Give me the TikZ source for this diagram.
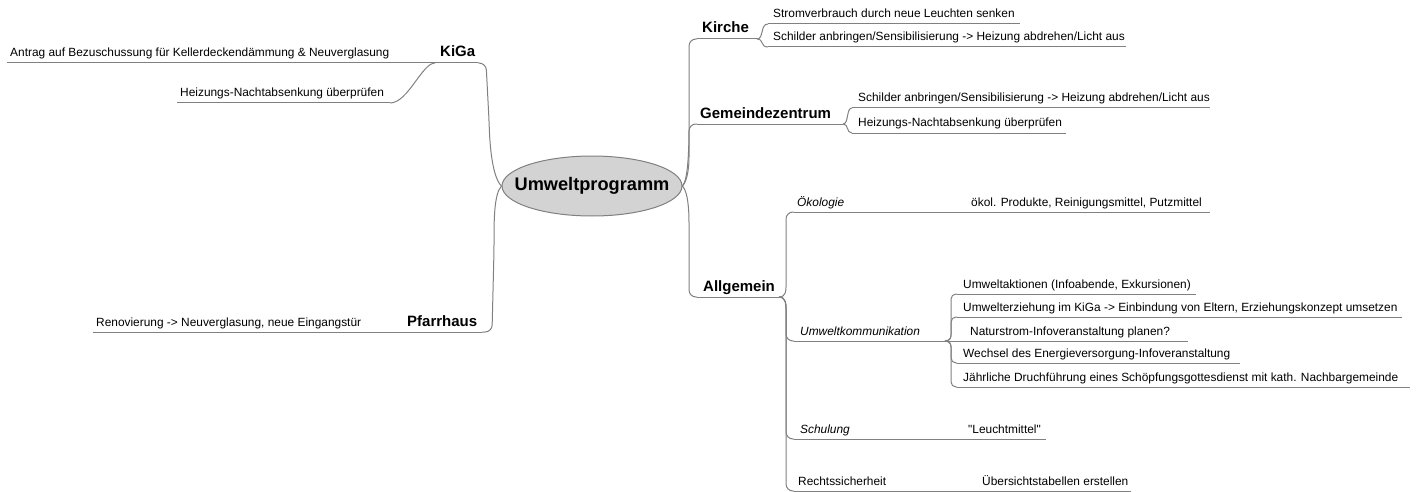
\documentclass[tikz,border=0pt]{standalone}
\usepackage{fontspec}
\setmainfont{Liberation Sans}
\usetikzlibrary{shapes.geometric}
\definecolor{linegray}{RGB}{128,128,128}
\definecolor{ellfill}{RGB}{211,211,211}
\begin{document}
\begin{tikzpicture}[x=1pt,y=-1pt,
  line/.style={draw=linegray,line width=1pt},
  conn/.style={draw=linegray,line width=1pt,rounded corners=7pt},
  connsmall/.style={draw=linegray,line width=1pt,rounded corners=5pt},
  topic/.style={anchor=base west,inner sep=0pt,font=\fontsize{15}{17}\selectfont\bfseries},
  sub/.style={anchor=base west,inner sep=0pt,font=\fontsize{11.9}{13}\selectfont},
  subit/.style={anchor=base west,inner sep=0pt,font=\fontsize{11.9}{13}\selectfont\itshape},
]
\useasboundingbox (0,0) rectangle (1420,492);

% central topic
\node[ellipse,draw=linegray,fill=ellfill,line width=1pt,minimum width=180pt,minimum height=60pt,inner sep=0pt] (root) at (592,186) {};
\node[inner sep=0pt,font=\fontsize{18.2}{20}\selectfont\bfseries] (rootlabel) at (root.center) {Umweltprogramm};

% ---------- left side ----------
\coordinate (kiga-l) at (435,63);
\coordinate (kiga-r) at (478,63);
\coordinate (antrag-l) at (7,63);
\coordinate (heizL-l) at (177,103);
\coordinate (heizL-r) at (390,103);
\coordinate (pfarr-l) at (400,332);
\coordinate (pfarr-r) at (482,332);
\coordinate (renov-l) at (93,332);

\node[topic] (kiga) at (440,57) {KiGa};
\node[sub] (antrag) at (10,57) {Antrag auf Bezuschussung für Kellerdeckendämmung \& Neuverglasung};
\node[sub] (heizL) at (180,97) {Heizungs-Nachtabsenkung überprüfen};
\node[topic] (pfarr) at (407,326) {Pfarrhaus};
\node[sub] (renov) at (96,326) {Renovierung -> Neuverglasung, neue Eingangstür};

\draw[line] (kiga-l) -- (kiga-r);
\draw[line] (antrag-l) -- (kiga-l);
\draw[line] (heizL-l) -- (heizL-r);
\draw[line] (pfarr-l) -- (pfarr-r);
\draw[line] (renov-l) -- (pfarr-l);

\draw[conn] (root.west) .. controls (493,178) and (490,150) .. (489,120) -- (486,63) -- (kiga-r);
\draw[conn] (root.west) .. controls (494,194) and (494,220) .. (494,250) -- (492,332) -- (pfarr-r);
\draw[line] (kiga-l) .. controls (422,63) and (408,103) .. (heizL-r);

% ---------- right side ----------
\coordinate (kirche-l) at (697,39);
\coordinate (kirche-r) at (757,39);
\coordinate (strom-l) at (768,24);
\coordinate (strom-r) at (1020,24);
\coordinate (schK-l) at (768,47);
\coordinate (schK-r) at (1126,47);
\coordinate (gem-l) at (697,124);
\coordinate (gem-r) at (843,124);
\coordinate (schG-l) at (852,108);
\coordinate (schG-r) at (1210,108);
\coordinate (heizG-l) at (852,133);
\coordinate (heizG-r) at (1066,133);
\coordinate (allg-l) at (697,297);
\coordinate (allg-r) at (779,297);
\coordinate (oek-l) at (794,212);
\coordinate (oek-r) at (965,212);
\coordinate (oekP-r) at (1210,212);
\coordinate (uk-l) at (794,341);
\coordinate (uk-r) at (945,341);
\coordinate (uk1-l) at (957,294);
\coordinate (uk1-r) at (1196,294);
\coordinate (uk2-l) at (957,317);
\coordinate (uk2-r) at (1402,317);
\coordinate (uk3-l) at (957,341);
\coordinate (uk3-r) at (1188,341);
\coordinate (uk4-l) at (957,363);
\coordinate (uk4-r) at (1240,363);
\coordinate (uk5-l) at (957,387);
\coordinate (uk5-r) at (1410,387);
\coordinate (schu-l) at (794,439);
\coordinate (schu-r) at (962,439);
\coordinate (leucht-r) at (1046,439);
\coordinate (rs-l) at (794,491);
\coordinate (rs-r) at (975,491);
\coordinate (ueb-r) at (1131,491);

\node[topic] (kirche) at (702,33) {Kirche};
\node[sub] (strom) at (773,18) {Stromverbrauch durch neue Leuchten senken};
\node[sub] (schK) at (773,41) {Schilder anbringen/Sensibilisierung -> Heizung abdrehen/Licht aus};
\node[topic] (gem) at (700,118) {Gemeindezentrum};
\node[sub] (schG) at (858,102) {Schilder anbringen/Sensibilisierung -> Heizung abdrehen/Licht aus};
\node[sub] (heizG) at (858,127) {Heizungs-Nachtabsenkung überprüfen};
\node[topic] (allg) at (703,291) {Allgemein};
\node[subit] (oek) at (797,206) {Ökologie};
\node[sub] (oekP) at (971,206) {ökol. Produkte, Reinigungsmittel, Putzmittel};
\node[subit] (uk) at (800,335) {Umweltkommunikation};
\node[sub] (uk1) at (963,288) {Umweltaktionen (Infoabende, Exkursionen)};
\node[sub] (uk2) at (963,311) {Umwelterziehung im KiGa -> Einbindung von Eltern, Erziehungskonzept umsetzen};
\node[sub] (uk3) at (970,335) {Naturstrom-Infoveranstaltung planen?};
\node[sub] (uk4) at (963,357) {Wechsel des Energieversorgung-Infoveranstaltung};
\node[sub] (uk5) at (963,381) {Jährliche Druchführung eines Schöpfungsgottesdienst mit kath. Nachbargemeinde};
\node[subit] (schu) at (800,433) {Schulung};
\node[sub] (leucht) at (968,433) {\textquotedbl Leuchtmittel\textquotedbl};
\node[sub] (rs) at (798,485) {Rechtssicherheit};
\node[sub] (ueb) at (982,485) {Übersichtstabellen erstellen};

% underlines
\draw[line] (kirche-l) -- (kirche-r);
\draw[line] (strom-l) -- (strom-r);
\draw[line] (schK-l) -- (schK-r);
\draw[line] (gem-l) -- (gem-r);
\draw[line] (schG-l) -- (schG-r);
\draw[line] (heizG-l) -- (heizG-r);
\draw[line] (allg-l) -- (allg-r);
\draw[line] (oek-l) -- (oek-r);
\draw[line] (oek-r) -- (oekP-r);
\draw[line] (uk-l) -- (uk-r);
\draw[line] (uk1-l) -- (uk1-r);
\draw[line] (uk2-l) -- (uk2-r);
\draw[line] (uk3-l) -- (uk3-r);
\draw[line] (uk4-l) -- (uk4-r);
\draw[line] (uk5-l) -- (uk5-r);
\draw[line] (schu-l) -- (schu-r);
\draw[line] (schu-r) -- (leucht-r);
\draw[line] (rs-l) -- (rs-r);
\draw[line] (rs-r) -- (ueb-r);

% connectors from root
\draw[conn] (root.east) .. controls (688,180) and (689,150) .. (689,120) -- (689,39) -- (kirche-l);
\draw[conn] (root.east) .. controls (688,180) and (689,165) .. (689,150) -- (689,124) -- (gem-l);
\draw[conn] (root.east) .. controls (688,192) and (689,210) .. (689,230) -- (689,297) -- (allg-l);

% Kirche children
\draw[line] (kirche-r) .. controls (764,39) and (760,24) .. (strom-l);
\draw[line] (kirche-r) .. controls (764,39) and (760,47) .. (schK-l);
% Gemeindezentrum children
\draw[line] (gem-r) .. controls (849,124) and (846,108) .. (schG-l);
\draw[line] (gem-r) .. controls (849,124) and (846,133) .. (heizG-l);

% Allgemein children
\draw[conn] (allg-r) .. controls (786,297) and (786,290) .. (786,280) -- (786,212) -- (oek-l);
\draw[conn] (allg-r) .. controls (786,297) and (786,305) .. (786,315) -- (786,341) -- (uk-l);
\draw[conn] (allg-r) .. controls (786,297) and (786,305) .. (786,315) -- (786,439) -- (schu-l);
\draw[conn] (allg-r) .. controls (786,297) and (786,305) .. (786,315) -- (786,491) -- (rs-l);

% Umweltkommunikation children
\draw[connsmall] (uk-r) .. controls (951,341) and (951,336) .. (951,330) -- (951,294) -- (uk1-l);
\draw[connsmall] (uk-r) .. controls (951,341) and (951,336) .. (951,330) -- (951,317) -- (uk2-l);
\draw[line] (uk-r) -- (uk3-l);
\draw[connsmall] (uk-r) .. controls (951,341) and (951,346) .. (951,352) -- (951,363) -- (uk4-l);
\draw[connsmall] (uk-r) .. controls (951,341) and (951,346) .. (951,352) -- (951,387) -- (uk5-l);
\end{tikzpicture}
\end{document}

* * * * * * * * *

_REQUIRED WORK_
Starting at the first line of the material, output exactly the lines up to and including the one with "(0,0) rectangle (1420,492);". Do not include the pictures.

_RESULT BELOW_
Give me the TikZ source for this diagram.
\documentclass[tikz,border=0pt]{standalone}
\usepackage{fontspec}
\setmainfont{Liberation Sans}
\usetikzlibrary{shapes.geometric}
\definecolor{linegray}{RGB}{128,128,128}
\definecolor{ellfill}{RGB}{211,211,211}
\begin{document}
\begin{tikzpicture}[x=1pt,y=-1pt,
  line/.style={draw=linegray,line width=1pt},
  conn/.style={draw=linegray,line width=1pt,rounded corners=7pt},
  connsmall/.style={draw=linegray,line width=1pt,rounded corners=5pt},
  topic/.style={anchor=base west,inner sep=0pt,font=\fontsize{15}{17}\selectfont\bfseries},
  sub/.style={anchor=base west,inner sep=0pt,font=\fontsize{11.9}{13}\selectfont},
  subit/.style={anchor=base west,inner sep=0pt,font=\fontsize{11.9}{13}\selectfont\itshape},
]
\useasboundingbox (0,0) rectangle (1420,492);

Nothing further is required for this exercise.